The other big story here is the imminent general election, scheduled for May 6th. There is considerable uncertainty surrounding the outcome, with a strong likelihood of the first minority government in 30 years. The pound is holding up well considering the fact that markets hate uncertainty; but this can be put down to the fact that the uncertain outcome has been well understood for some time now. Investors are growing used to this and have already acted accordingly. Setting a firm date helped, and if the polls start to swing strongly in any given direction we may even see sterling strengthen. The latest polls suggest the Tories may have extended their lead in March.

The dollar has been on the back foot recently as stock markets continue to surge to new highs (reducing the safe haven appeal of the US currency), and the Federal Reserve keeps interest rates at record lows. The minutes of the March central bank meeting increased the uncertainty surrounding the bank's timetable for future rate hikes.
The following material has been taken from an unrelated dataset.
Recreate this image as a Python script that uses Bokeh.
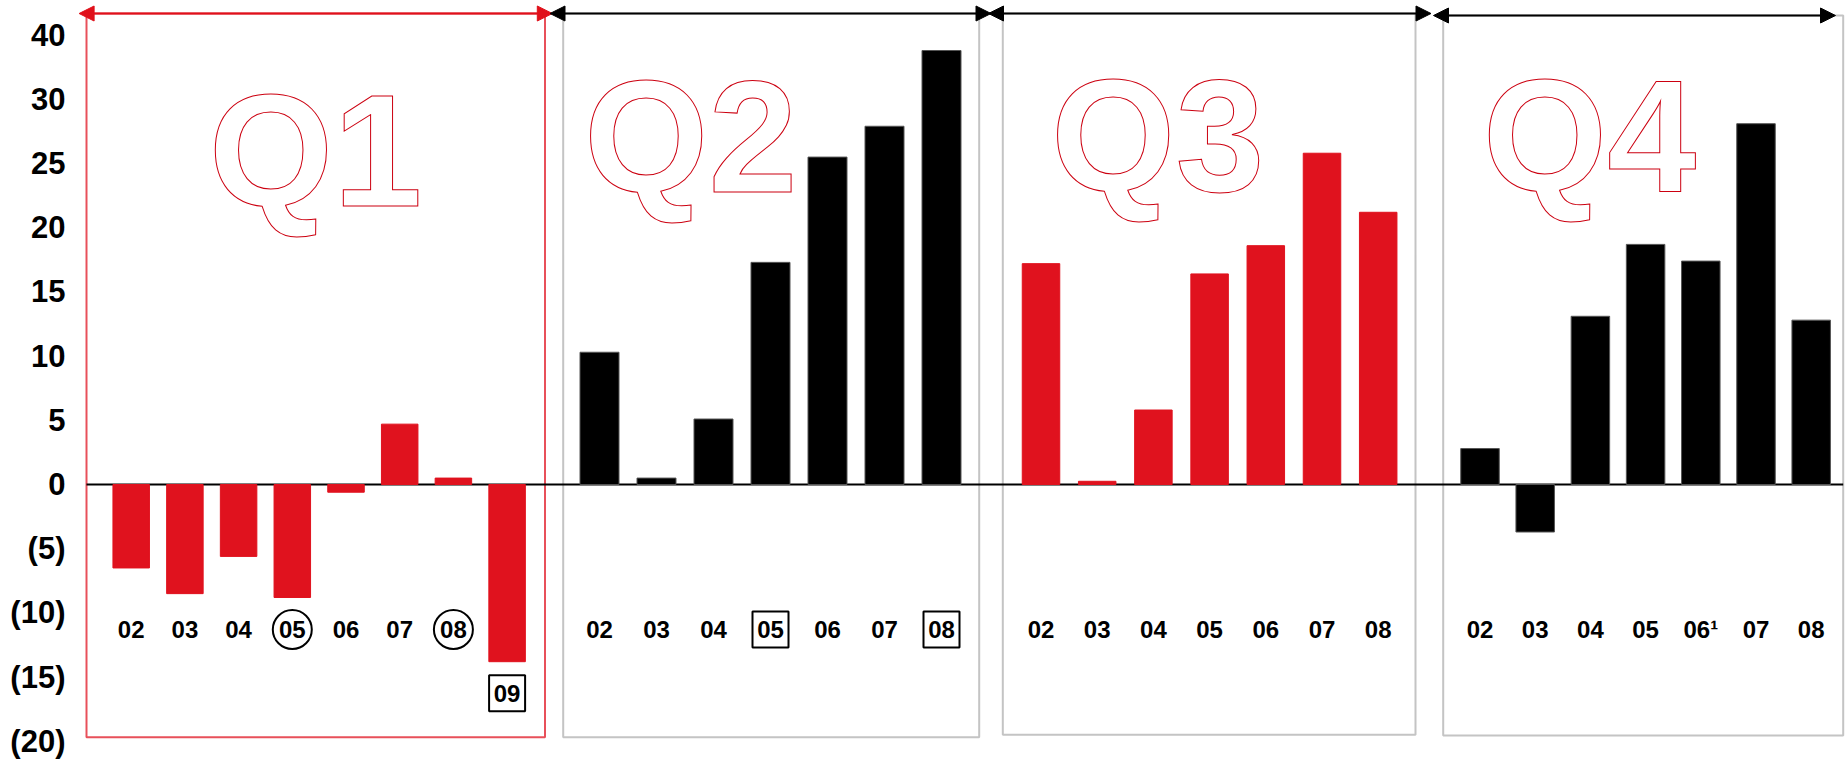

Official language has stated that interest rates would be held at low levels for "an extended period", a phrase which markets have interpreted as being around 6 months, meaning that any change in this phrase would equate to a "six month warning" that rates were likely to go up. However, Fed' officials rebuffed this interpretation in Tuesday's minutes, saying that they would take a dynamic and real time view on what was needed based on the inflation outlook. Markets decided that this makes no difference, and that rate hikes are still some way off.

The technical outlook is considerably better than a month ago, but sterling isn't out of the woods yet. We tested the 1.4800 level twice in March, and have now bounced back up towards the resistance at 1.5400. It's now a question of whether we can break above 1.5400 barrier. Buyers of the dollar should consider covering half of any requirement now, and taking a "wait and see" approach on the balance. A drop below 1.5000 (based on the interbank rate) would be a good time to throw in the towel!